> [DO THIS]: Find the string "chart" in the data, then copy every line where it is found.

> [DATA EXCERPT]:
* * * * *

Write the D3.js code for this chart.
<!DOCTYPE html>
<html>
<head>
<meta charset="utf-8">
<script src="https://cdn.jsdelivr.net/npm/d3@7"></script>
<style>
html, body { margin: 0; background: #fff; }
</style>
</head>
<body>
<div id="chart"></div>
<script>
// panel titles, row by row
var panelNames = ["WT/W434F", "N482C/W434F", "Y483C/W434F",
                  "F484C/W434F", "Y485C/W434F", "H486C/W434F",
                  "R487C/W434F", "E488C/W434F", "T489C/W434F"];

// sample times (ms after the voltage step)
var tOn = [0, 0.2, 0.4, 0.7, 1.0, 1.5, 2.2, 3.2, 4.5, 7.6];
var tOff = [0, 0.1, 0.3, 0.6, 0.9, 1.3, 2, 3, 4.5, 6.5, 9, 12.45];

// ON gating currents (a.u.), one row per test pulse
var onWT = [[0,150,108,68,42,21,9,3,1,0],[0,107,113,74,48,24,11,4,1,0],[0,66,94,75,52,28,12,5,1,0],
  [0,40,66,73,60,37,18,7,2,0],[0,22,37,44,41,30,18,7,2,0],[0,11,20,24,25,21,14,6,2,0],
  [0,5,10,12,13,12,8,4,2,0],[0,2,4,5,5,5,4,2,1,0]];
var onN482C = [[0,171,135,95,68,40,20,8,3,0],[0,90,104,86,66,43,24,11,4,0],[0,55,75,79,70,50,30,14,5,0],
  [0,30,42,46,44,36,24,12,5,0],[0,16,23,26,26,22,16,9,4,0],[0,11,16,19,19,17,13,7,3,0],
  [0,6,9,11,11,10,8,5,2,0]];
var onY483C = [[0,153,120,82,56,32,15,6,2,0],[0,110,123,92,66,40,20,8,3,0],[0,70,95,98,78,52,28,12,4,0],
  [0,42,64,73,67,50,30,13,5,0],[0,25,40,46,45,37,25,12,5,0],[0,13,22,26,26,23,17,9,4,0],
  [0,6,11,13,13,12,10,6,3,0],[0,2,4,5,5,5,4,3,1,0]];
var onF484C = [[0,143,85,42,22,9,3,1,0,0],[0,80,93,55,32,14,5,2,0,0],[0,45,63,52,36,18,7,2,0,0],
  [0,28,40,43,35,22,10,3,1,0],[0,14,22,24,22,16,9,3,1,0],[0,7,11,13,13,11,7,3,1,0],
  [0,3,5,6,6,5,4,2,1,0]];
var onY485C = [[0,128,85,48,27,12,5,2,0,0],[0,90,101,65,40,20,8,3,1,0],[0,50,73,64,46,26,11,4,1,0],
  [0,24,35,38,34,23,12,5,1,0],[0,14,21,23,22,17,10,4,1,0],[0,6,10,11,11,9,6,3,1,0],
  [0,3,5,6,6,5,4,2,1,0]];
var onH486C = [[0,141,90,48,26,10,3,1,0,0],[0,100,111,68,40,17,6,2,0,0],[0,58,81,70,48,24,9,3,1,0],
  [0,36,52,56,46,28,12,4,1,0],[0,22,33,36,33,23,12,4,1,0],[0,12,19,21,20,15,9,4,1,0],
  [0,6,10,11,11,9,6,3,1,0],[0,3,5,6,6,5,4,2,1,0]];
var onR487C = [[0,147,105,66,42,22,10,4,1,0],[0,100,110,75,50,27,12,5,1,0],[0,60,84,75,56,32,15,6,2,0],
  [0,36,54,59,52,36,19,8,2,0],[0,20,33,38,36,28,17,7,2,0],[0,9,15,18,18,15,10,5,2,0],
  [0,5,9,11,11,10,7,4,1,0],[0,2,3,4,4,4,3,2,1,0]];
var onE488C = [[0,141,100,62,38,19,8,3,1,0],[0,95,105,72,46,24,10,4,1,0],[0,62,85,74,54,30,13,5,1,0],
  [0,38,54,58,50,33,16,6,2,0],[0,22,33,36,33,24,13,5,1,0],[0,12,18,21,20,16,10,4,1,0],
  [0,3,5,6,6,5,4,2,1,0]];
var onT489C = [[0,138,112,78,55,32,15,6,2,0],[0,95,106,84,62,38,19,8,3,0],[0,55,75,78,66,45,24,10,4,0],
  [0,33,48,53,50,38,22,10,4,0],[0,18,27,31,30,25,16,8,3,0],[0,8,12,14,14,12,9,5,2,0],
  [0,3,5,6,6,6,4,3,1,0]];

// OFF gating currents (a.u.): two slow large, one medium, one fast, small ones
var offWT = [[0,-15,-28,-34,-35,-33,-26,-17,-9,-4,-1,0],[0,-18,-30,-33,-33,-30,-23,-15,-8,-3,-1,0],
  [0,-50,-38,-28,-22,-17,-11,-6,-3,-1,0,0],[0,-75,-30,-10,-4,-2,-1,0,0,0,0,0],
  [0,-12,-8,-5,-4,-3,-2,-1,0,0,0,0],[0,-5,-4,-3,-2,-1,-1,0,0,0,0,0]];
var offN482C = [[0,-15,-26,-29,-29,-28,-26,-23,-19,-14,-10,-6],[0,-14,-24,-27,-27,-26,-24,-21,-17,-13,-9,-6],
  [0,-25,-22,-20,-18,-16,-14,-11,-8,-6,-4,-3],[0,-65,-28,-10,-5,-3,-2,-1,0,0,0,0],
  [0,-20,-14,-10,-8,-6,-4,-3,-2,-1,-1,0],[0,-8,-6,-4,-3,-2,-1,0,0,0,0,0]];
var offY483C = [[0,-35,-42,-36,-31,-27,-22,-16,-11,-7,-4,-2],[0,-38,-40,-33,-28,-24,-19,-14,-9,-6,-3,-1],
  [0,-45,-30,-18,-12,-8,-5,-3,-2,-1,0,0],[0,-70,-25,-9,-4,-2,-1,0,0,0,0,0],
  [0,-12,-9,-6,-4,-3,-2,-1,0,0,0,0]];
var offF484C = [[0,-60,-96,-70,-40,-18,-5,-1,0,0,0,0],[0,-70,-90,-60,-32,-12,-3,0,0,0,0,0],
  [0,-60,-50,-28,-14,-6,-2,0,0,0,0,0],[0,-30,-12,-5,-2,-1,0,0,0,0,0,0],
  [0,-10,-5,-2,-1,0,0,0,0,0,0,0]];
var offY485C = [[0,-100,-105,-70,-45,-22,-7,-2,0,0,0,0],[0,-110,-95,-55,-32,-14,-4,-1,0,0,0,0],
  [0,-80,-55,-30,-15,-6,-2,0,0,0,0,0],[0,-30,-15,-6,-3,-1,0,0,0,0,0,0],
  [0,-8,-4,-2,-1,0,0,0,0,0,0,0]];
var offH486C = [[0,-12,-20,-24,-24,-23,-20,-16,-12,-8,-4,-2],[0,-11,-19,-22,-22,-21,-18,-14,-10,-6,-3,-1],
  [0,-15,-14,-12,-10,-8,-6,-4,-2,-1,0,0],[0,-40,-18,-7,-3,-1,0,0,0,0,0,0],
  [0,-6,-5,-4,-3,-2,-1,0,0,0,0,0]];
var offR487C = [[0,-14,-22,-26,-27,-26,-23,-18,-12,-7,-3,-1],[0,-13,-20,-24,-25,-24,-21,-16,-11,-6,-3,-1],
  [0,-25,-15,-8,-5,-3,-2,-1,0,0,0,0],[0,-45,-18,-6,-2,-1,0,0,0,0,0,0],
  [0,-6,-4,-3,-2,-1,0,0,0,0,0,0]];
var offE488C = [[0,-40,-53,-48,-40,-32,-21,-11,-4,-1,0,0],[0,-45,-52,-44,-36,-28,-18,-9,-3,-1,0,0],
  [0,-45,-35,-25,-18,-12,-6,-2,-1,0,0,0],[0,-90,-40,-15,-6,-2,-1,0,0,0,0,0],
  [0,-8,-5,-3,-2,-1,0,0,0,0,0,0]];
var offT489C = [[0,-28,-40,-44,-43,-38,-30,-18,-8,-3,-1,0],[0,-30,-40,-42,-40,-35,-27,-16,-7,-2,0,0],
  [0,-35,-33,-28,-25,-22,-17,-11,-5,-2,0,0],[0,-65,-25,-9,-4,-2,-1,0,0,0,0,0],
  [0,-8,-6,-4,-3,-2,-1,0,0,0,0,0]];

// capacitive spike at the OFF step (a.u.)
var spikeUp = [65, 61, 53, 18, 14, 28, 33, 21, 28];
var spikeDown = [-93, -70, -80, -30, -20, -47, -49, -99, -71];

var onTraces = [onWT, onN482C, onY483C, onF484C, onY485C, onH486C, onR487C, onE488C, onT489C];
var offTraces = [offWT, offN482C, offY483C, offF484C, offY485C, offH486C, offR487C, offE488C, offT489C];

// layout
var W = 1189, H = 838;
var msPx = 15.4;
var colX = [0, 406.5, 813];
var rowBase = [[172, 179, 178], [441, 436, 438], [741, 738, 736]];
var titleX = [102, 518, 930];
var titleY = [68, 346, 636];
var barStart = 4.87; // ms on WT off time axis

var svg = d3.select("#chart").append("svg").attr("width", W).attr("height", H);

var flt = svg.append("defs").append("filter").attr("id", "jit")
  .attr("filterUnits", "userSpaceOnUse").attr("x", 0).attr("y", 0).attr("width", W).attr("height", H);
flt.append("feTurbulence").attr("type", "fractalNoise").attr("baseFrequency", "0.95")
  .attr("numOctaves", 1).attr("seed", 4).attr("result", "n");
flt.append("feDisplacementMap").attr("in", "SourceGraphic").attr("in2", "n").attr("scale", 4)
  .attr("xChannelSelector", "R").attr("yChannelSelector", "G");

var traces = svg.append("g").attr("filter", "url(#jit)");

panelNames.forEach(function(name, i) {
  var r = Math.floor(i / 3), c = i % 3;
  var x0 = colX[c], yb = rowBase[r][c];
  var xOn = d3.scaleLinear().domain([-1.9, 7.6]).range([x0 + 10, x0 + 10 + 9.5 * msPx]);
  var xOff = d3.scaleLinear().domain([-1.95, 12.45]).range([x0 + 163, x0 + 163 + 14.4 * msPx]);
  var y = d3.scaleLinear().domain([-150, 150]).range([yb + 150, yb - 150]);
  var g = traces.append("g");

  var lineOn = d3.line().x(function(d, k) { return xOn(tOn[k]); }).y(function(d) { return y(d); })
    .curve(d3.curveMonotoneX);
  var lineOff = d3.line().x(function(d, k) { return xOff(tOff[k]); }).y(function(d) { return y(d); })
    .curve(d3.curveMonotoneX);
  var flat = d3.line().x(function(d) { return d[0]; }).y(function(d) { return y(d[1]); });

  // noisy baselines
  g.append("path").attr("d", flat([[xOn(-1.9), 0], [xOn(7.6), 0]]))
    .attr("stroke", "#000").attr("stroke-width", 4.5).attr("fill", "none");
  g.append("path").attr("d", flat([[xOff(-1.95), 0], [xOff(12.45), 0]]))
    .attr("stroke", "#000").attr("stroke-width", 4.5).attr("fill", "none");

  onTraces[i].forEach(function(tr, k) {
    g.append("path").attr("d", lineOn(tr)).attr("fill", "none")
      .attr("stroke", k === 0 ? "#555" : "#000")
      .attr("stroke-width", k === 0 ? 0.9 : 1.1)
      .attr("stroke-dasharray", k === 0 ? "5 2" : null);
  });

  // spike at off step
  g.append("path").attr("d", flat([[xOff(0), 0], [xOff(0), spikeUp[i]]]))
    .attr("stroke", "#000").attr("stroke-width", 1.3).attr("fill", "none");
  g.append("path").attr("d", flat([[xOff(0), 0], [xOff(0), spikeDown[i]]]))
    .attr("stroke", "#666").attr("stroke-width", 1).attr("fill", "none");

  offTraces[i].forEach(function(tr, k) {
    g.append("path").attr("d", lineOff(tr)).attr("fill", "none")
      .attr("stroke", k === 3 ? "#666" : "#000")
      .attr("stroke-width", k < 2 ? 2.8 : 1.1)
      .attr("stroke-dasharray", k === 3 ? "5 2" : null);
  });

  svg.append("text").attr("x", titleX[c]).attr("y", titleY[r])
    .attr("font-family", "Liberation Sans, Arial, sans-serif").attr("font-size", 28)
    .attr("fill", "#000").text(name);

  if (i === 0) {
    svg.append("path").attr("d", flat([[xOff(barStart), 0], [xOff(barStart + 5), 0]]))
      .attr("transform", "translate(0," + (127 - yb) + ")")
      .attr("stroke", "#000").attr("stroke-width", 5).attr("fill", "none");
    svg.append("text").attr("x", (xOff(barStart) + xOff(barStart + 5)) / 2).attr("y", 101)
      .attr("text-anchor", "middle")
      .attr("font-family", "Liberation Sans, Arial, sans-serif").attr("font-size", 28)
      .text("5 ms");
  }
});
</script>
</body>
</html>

* * * * *

> [COMPLETED EXERCISE]:
Write the D3.js code for this chart.
<div id="chart"></div>
var svg = d3.select("#chart").append("svg").attr("width", W).attr("height", H);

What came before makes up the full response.